Skipping all pictures, set down the lines of the listing from the first through the one with "import plotly.graph_objects as go".

## BEGIN Data block

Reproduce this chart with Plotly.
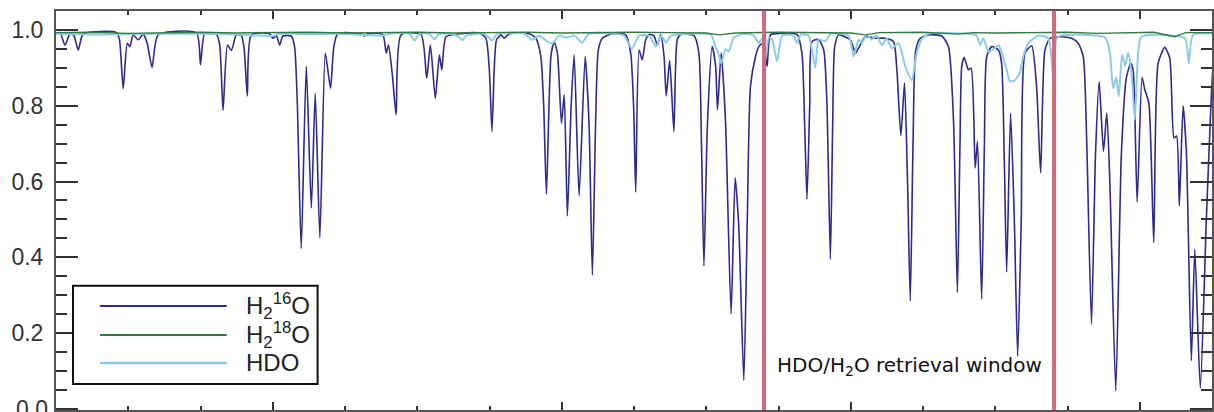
import plotly.graph_objects as go

# wavelength (nm) and transmission for H2(16)O
h216o_x = [2305.00, 2305.28, 2305.62, 2305.97, 2306.24, 2306.54, 2306.89, 2309.19, 2309.39, 2309.65,
           2309.93, 2310.11, 2310.34, 2310.69, 2311.03, 2311.31, 2311.65, 2312.07, 2314.72, 2315.00,
           2315.29, 2316.10, 2316.33, 2316.56, 2316.87, 2317.14, 2317.48, 2317.83, 2318.02, 2318.24,
           2318.52, 2319.78, 2320.01, 2320.25, 2320.48, 2320.70, 2321.28, 2321.51, 2321.70, 2321.97,
           2322.32, 2322.67, 2322.94, 2323.26, 2323.63, 2323.81, 2324.00, 2324.23, 2324.50, 2326.14,
           2326.35, 2326.56, 2327.61, 2327.85, 2328.01, 2328.28, 2328.54, 2328.88, 2330.26, 2330.65,
           2330.91, 2331.25, 2331.53, 2331.70, 2331.99, 2332.91, 2334.29, 2334.75, 2334.98, 2335.17,
           2335.33, 2335.49, 2335.79, 2336.02, 2336.37, 2337.75, 2338.21, 2338.55, 2338.75, 2338.94,
           2339.25, 2339.47, 2339.70, 2339.98, 2340.17, 2340.39, 2340.65, 2340.86, 2341.20, 2341.62,
           2341.89, 2342.12, 2342.34, 2342.53, 2342.81, 2343.50, 2344.43, 2344.77, 2344.97, 2345.12,
           2345.35, 2345.57, 2345.81, 2346.04, 2346.38, 2346.61, 2346.85, 2347.08, 2347.23, 2347.47,
           2347.76, 2347.99, 2348.23, 2349.15, 2349.49, 2349.67, 2349.84, 2350.08, 2350.41, 2350.65,
           2350.78, 2351.03, 2351.33, 2351.72, 2352.00, 2352.25, 2352.60, 2352.84, 2353.06, 2353.41,
           2353.64, 2353.93, 2354.21, 2354.44, 2355.13, 2356.28, 2356.62, 2356.81, 2356.97, 2357.16,
           2357.32, 2357.78, 2358.13, 2358.35, 2358.59, 2358.75, 2358.89, 2359.16, 2359.97, 2360.32,
           2360.54, 2361.01, 2361.70, 2362.39, 2362.96, 2363.19, 2363.47, 2363.72, 2363.93, 2364.12,
           2364.31, 2364.50, 2364.81, 2365.38, 2366.30, 2366.76, 2367.11, 2367.38, 2367.56, 2367.68,
           2367.85, 2368.14, 2368.33, 2368.61, 2368.77, 2369.06, 2369.25, 2369.41, 2369.75, 2370.22,
           2370.44, 2370.63, 2370.79, 2371.06, 2371.32, 2371.55, 2371.80, 2372.06, 2372.52, 2372.86,
           2373.14, 2373.44, 2373.79, 2374.59, 2375.28, 2375.74, 2376.09, 2376.32, 2376.66, 2376.94,
           2377.19, 2377.49, 2377.72, 2377.93, 2378.34, 2378.73, 2379.07, 2379.38, 2379.54, 2379.82,
           2380.16, 2380.35, 2380.63, 2380.97, 2381.27, 2381.73, 2382.08, 2382.37, 2382.55, 2382.74,
           2383.00, 2383.23, 2383.57, 2383.81, 2384.19, 2384.61, 2384.95, 2385.14]
h216o_y = [0.990, 0.993, 0.960, 0.990, 0.985, 0.947, 0.990, 0.993, 0.975, 0.845,
           0.965, 0.956, 0.987, 0.974, 0.989, 0.965, 0.901, 0.987, 0.992, 0.908,
           0.990, 0.988, 0.960, 0.788, 0.960, 0.946, 0.987, 0.985, 0.950, 0.826,
           0.987, 0.990, 0.978, 0.985, 0.960, 0.984, 0.984, 0.956, 0.807, 0.423,
           0.904, 0.530, 0.833, 0.452, 0.939, 0.895, 0.846, 0.956, 0.990, 0.990,
           0.984, 0.990, 0.988, 0.939, 0.960, 0.880, 0.776, 0.987, 0.988, 0.873,
           0.960, 0.820, 0.934, 0.895, 0.982, 0.990, 0.992, 0.978, 0.900, 0.732,
           0.900, 0.974, 0.987, 0.978, 0.990, 0.990, 0.978, 0.930, 0.800, 0.566,
           0.930, 0.969, 0.939, 0.754, 0.829, 0.509, 0.800, 0.934, 0.563, 0.930,
           0.750, 0.353, 0.750, 0.947, 0.978, 0.990, 0.987, 0.939, 0.800, 0.572,
           0.947, 0.921, 0.974, 0.988, 0.985, 0.960, 0.988, 0.930, 0.826, 0.919,
           0.732, 0.974, 0.988, 0.985, 0.939, 0.700, 0.377, 0.750, 0.956, 0.904,
           0.789, 0.939, 0.760, 0.250, 0.610, 0.482, 0.075, 0.500, 0.851, 0.930,
           0.956, 0.965, 0.904, 0.987, 0.991, 0.988, 0.939, 0.750, 0.553, 0.800,
           0.969, 0.975, 0.947, 0.806, 0.395, 0.750, 0.956, 0.987, 0.974, 0.939,
           0.952, 0.982, 0.978, 0.978, 0.969, 0.895, 0.721, 0.860, 0.600, 0.285,
           0.700, 0.947, 0.978, 0.987, 0.984, 0.956, 0.763, 0.307, 0.700, 0.904,
           0.928, 0.895, 0.899, 0.636, 0.706, 0.289, 0.700, 0.930, 0.956, 0.947,
           0.912, 0.650, 0.361, 0.780, 0.500, 0.139, 0.500, 0.939, 0.958, 0.850,
           0.623, 0.947, 0.978, 0.982, 0.978, 0.965, 0.930, 0.720, 0.224, 0.675,
           0.864, 0.680, 0.781, 0.600, 0.048, 0.675, 0.873, 0.912, 0.895, 0.546,
           0.875, 0.842, 0.807, 0.439, 0.912, 0.954, 0.925, 0.715, 0.720, 0.535,
           0.800, 0.675, 0.127, 0.421, 0.054, 0.500, 0.825, 0.950]

# HDO
hdo_x = [2305.00, 2308.04, 2311.49, 2314.95, 2317.71, 2320.00, 2320.48, 2322.55, 2324.62, 2327.59,
         2328.07, 2329.46, 2329.80, 2330.15, 2330.84, 2331.18, 2331.53, 2332.56, 2332.91, 2333.12,
         2333.39, 2334.64, 2335.19, 2335.54, 2337.40, 2337.95, 2338.44, 2338.99, 2339.34, 2339.82,
         2340.30, 2340.86, 2341.41, 2341.89, 2343.62, 2344.31, 2344.86, 2345.35, 2346.04, 2346.52,
         2346.87, 2347.22, 2347.56, 2348.80, 2350.32, 2350.60, 2350.88, 2351.03, 2351.34, 2351.56,
         2351.91, 2352.60, 2353.29, 2353.64, 2353.91, 2354.12, 2354.33, 2354.56, 2354.90, 2355.25,
         2356.05, 2356.28, 2356.54, 2357.09, 2357.30, 2357.55, 2357.78, 2358.24, 2358.61, 2359.85,
         2360.20, 2360.54, 2360.75, 2361.12, 2361.44, 2361.79, 2362.15, 2362.48, 2362.84, 2363.31,
         2363.77, 2364.23, 2364.57, 2364.92, 2365.38, 2368.14, 2368.72, 2368.95, 2369.18, 2369.53,
         2369.99, 2370.22, 2370.44, 2370.79, 2371.02, 2371.37, 2371.71, 2371.94, 2372.29, 2372.98,
         2373.67, 2374.01, 2374.22, 2374.50, 2377.59, 2377.93, 2378.16, 2378.37, 2378.55, 2378.78,
         2378.99, 2379.20, 2379.43, 2379.66, 2379.89, 2380.12, 2383.11, 2383.39, 2383.69, 2385.14]
hdo_y = [0.990, 0.988, 0.990, 0.990, 0.988, 0.984, 0.990, 0.989, 0.990, 0.985,
         0.990, 0.990, 0.972, 0.990, 0.990, 0.975, 0.990, 0.988, 0.980, 0.973,
         0.985, 0.990, 0.973, 0.990, 0.990, 0.974, 0.985, 0.970, 0.964, 0.985,
         0.980, 0.985, 0.967, 0.990, 0.990, 0.985, 0.950, 0.985, 0.985, 0.956,
         0.985, 0.967, 0.985, 0.990, 0.988, 0.960, 0.934, 0.912, 0.950, 0.943,
         0.980, 0.990, 0.985, 0.965, 0.980, 0.930, 0.980, 0.975, 0.917, 0.985,
         0.985, 0.965, 0.988, 0.985, 0.950, 0.900, 0.975, 0.970, 0.990, 0.985,
         0.930, 0.975, 0.965, 0.987, 0.975, 0.985, 0.960, 0.978, 0.952, 0.965,
         0.904, 0.868, 0.940, 0.975, 0.990, 0.990, 0.985, 0.960, 0.978, 0.943,
         0.952, 0.960, 0.940, 0.895, 0.864, 0.868, 0.888, 0.930, 0.965, 0.985,
         0.978, 0.877, 0.975, 0.985, 0.980, 0.939, 0.846, 0.875, 0.825, 0.935,
         0.905, 0.940, 0.885, 0.763, 0.939, 0.982, 0.978, 0.912, 0.987, 0.990]

# H2(18)O
h218o_x = [2305.0, 2307.5, 2310.0, 2312.5, 2315.0, 2317.5, 2320.0, 2322.5, 2325.0, 2327.5,
           2330.0, 2332.5, 2335.0, 2337.5, 2340.0, 2342.5, 2345.0, 2347.5, 2350.0, 2350.9,
           2352.0, 2355.0, 2357.5, 2360.0, 2361.0, 2362.0, 2365.0, 2367.4, 2368.5, 2370.0,
           2372.5, 2375.0, 2377.0, 2379.0, 2381.0, 2382.4, 2383.2, 2385.0]
h218o_y = [0.993, 0.994, 0.991, 0.993, 0.994, 0.992, 0.993, 0.994, 0.992, 0.993,
           0.994, 0.992, 0.993, 0.994, 0.992, 0.993, 0.994, 0.993, 0.992, 0.987,
           0.992, 0.994, 0.993, 0.992, 0.987, 0.993, 0.994, 0.989, 0.993, 0.992,
           0.993, 0.994, 0.991, 0.993, 0.994, 0.982, 0.993, 0.993]

window = [2354.0, 2374.07]
series_names = ["H<sub>2</sub><sup>16</sup>O", "H<sub>2</sub><sup>18</sup>O", "HDO"]
colors = ["#2e2a8e", "#2f7d3e", "#8fcbe6"]
y_ticks = [0.0, 0.2, 0.4, 0.6, 0.8, 1.0]
tick_font = dict(family="Liberation Sans", size=23, color="#333")

fig = go.Figure()
fig.add_trace(go.Scatter(x=h216o_x, y=h216o_y, mode="lines", name=series_names[0],
                         line=dict(color=colors[0], width=1.6, shape="spline", smoothing=0.6)))
fig.add_trace(go.Scatter(x=hdo_x, y=hdo_y, mode="lines", name=series_names[2],
                         line=dict(color=colors[2], width=2, shape="spline", smoothing=0.6)))
fig.add_trace(go.Scatter(x=h218o_x, y=h218o_y, mode="lines", name=series_names[1],
                         line=dict(color=colors[1], width=1.4)))

for wx in window:
    fig.add_shape(type="line", x0=wx, x1=wx, y0=0, y1=1, xref="x", yref="paper",
                  line=dict(color="#d06a7c", width=4))

fig.add_annotation(x=(window[0] + window[1]) / 2, y=0.113, xref="x", yref="y",
                   text="HDO/H<sub>2</sub>O retrieval window", showarrow=False,
                   font=dict(family="DejaVu Sans", size=20, color="#111"))

# bottom tick label (the axis would drop it at the figure edge)
fig.add_annotation(xref="paper", yref="y", x=0, y=y_ticks[0], xanchor="right", yanchor="middle",
                   xshift=-6, text=f"{y_ticks[0]:.1f}", showarrow=False, font=tick_font)

# manual legend
fig.add_shape(type="rect", xref="paper", yref="paper", x0=0.0147, x1=0.2263, y0=0.065, y1=0.3115,
              line=dict(color="#111", width=2), fillcolor="white")
leg_y = [0.2607, 0.188, 0.1178]
leg_order = [0, 1, 2]
for yy, i in zip(leg_y, leg_order):
    fig.add_shape(type="line", xref="paper", yref="paper", x0=0.038, x1=0.1477, y0=yy, y1=yy,
                  line=dict(color=colors[i], width=1.8 if i != 2 else 2.5))
    fig.add_annotation(xref="paper", yref="paper", x=0.1625, y=yy, xanchor="left", yanchor="middle",
                       text=series_names[i], showarrow=False,
                       font=dict(family="Liberation Sans", size=24, color="#222"))

fig.update_layout(
    width=1214, height=412,
    margin=dict(l=56, r=0, t=11, b=2),
    paper_bgcolor="white", plot_bgcolor="white",
    showlegend=False,
    font=dict(family="Liberation Sans", color="#333"),
)
fig.update_xaxes(range=[2305, 2385], showgrid=False, zeroline=False, showticklabels=False,
                 showline=True, linecolor="#555", linewidth=2, mirror="allticks",
                 ticks="inside", tickmode="linear", tick0=2320, dtick=20, ticklen=8,
                 tickcolor="#333", tickwidth=1.5,
                 minor=dict(ticks="inside", dtick=5, tick0=2320, ticklen=4, tickcolor="#333", tickwidth=1.5))
fig.update_yaxes(range=[-0.003, 1.05], showgrid=False, zeroline=False,
                 showline=True, linecolor="#555", linewidth=2, mirror="allticks",
                 ticks="inside", tickvals=y_ticks, ticktext=[""] + [f"{v:.1f}" for v in y_ticks[1:]],
                 ticklen=22, tickcolor="#333", tickwidth=1.5,
                 tickfont=tick_font,
                 ticklabelstandoff=6,
                 minor=dict(ticks="inside", dtick=0.05, tick0=0, ticklen=11, tickcolor="#333", tickwidth=1.5))

fig.write_html("out.html")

## END Data block

* The response
Reproduce this chart with Plotly.
import plotly.graph_objects as go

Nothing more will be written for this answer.